Since Deltarune launched, and now even stronger since Ch3+4, I’ve associated with Ralsei very strongly. Just like me, he’s basically an emotional wreck, who knows too much and tries to hide his pain. At the same time, his friends are his world and mean everything to him, just like mine to me. I even want to be like him, just a cute guy who loves to serve his friends and loved ones. So much so, that I feel like I’m projecting onto him way, way too hard. There are plenty people with a “ralsei is a transfem egg” headcannon, and I don’t know why, but stuff like that makes me feel uncomfrotable.
Like, when I’m seeing this stuff I feel as being asked to be someone I’m not. It’s just a fictional character, the dude supposedly doesn’t even really exist in the world he’s from. People can make him out whoever the fuck they want him to be. So why do I feel this way?
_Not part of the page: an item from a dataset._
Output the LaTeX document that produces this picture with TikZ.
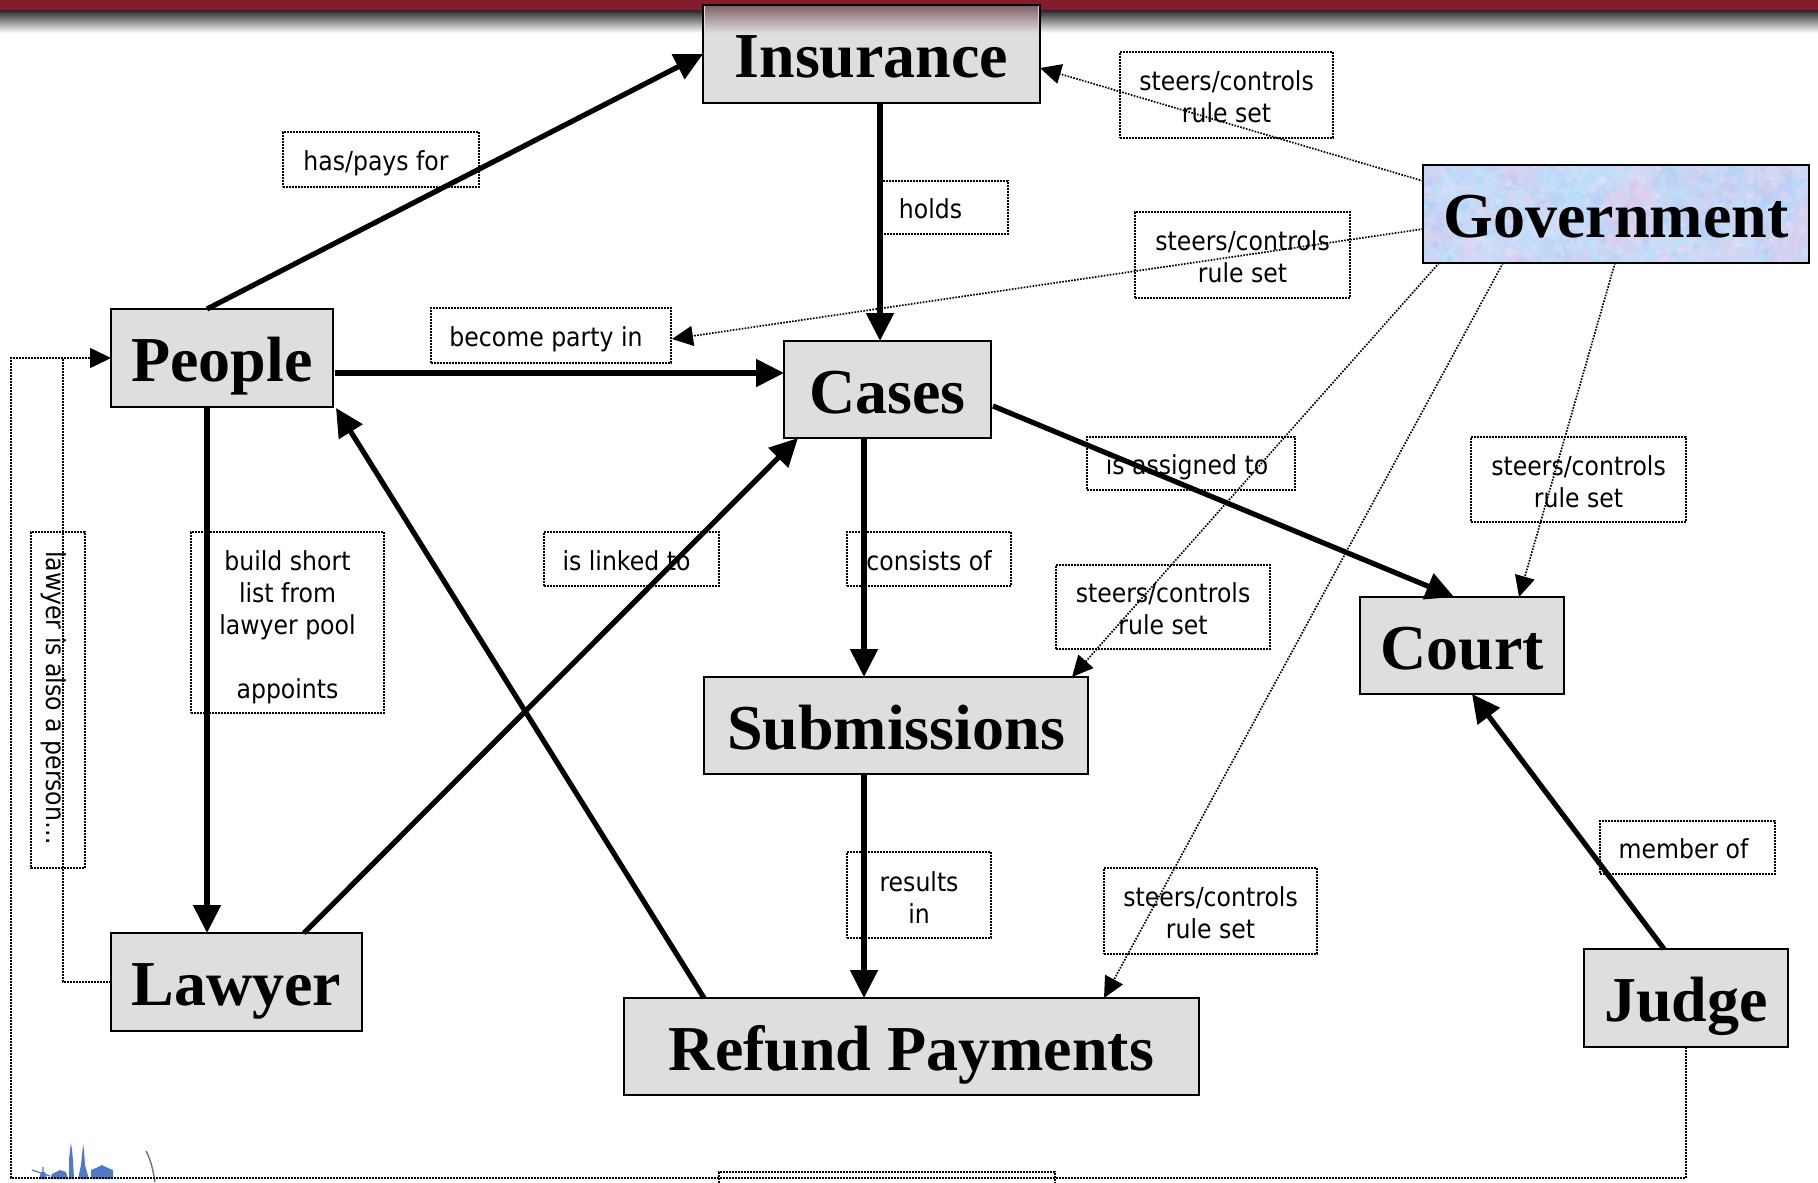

At the same time, I feel as existing itself as who I want to be is difficult. The gender norms required of cis men exhaust and sadden me, and if I don’t fit into them I’m going to be targeted. Right now I’m just a guy, when I want to be 🌺𝒿𝓊𝓈𝓉 𝒶 𝑔𝓊𝓎🌺. Even then, trying to browse for makeup guides, or clothing styles makes me feel, unfulfilled, empty, and left guessing (Add some anxiety to that for some reason, maybe I’m overthinking the whole living in Poland thing). It’s mostly either with femboys in mind, you know the one singular aesthetic that feels like a porn category. Or you know, just outright for women. And I’m not a woman, egg discourse annoys me because of that. I feel stuck, like I don’t fit in within heteronormative spaces or queer spaces.
Maybe that’s why I like Ralsei so much. I’ve never seen something like me outside of myself before.
Am I a cishet queer thing? What the fuck even am I?


THIS, SO MUCH THIS. You wrote it all so succinctly, even if there’s differences between how we want to be in who we are, you still explained the feeling very well. I suppose it gives me comfort that someone else out there feels like that too. I feel you.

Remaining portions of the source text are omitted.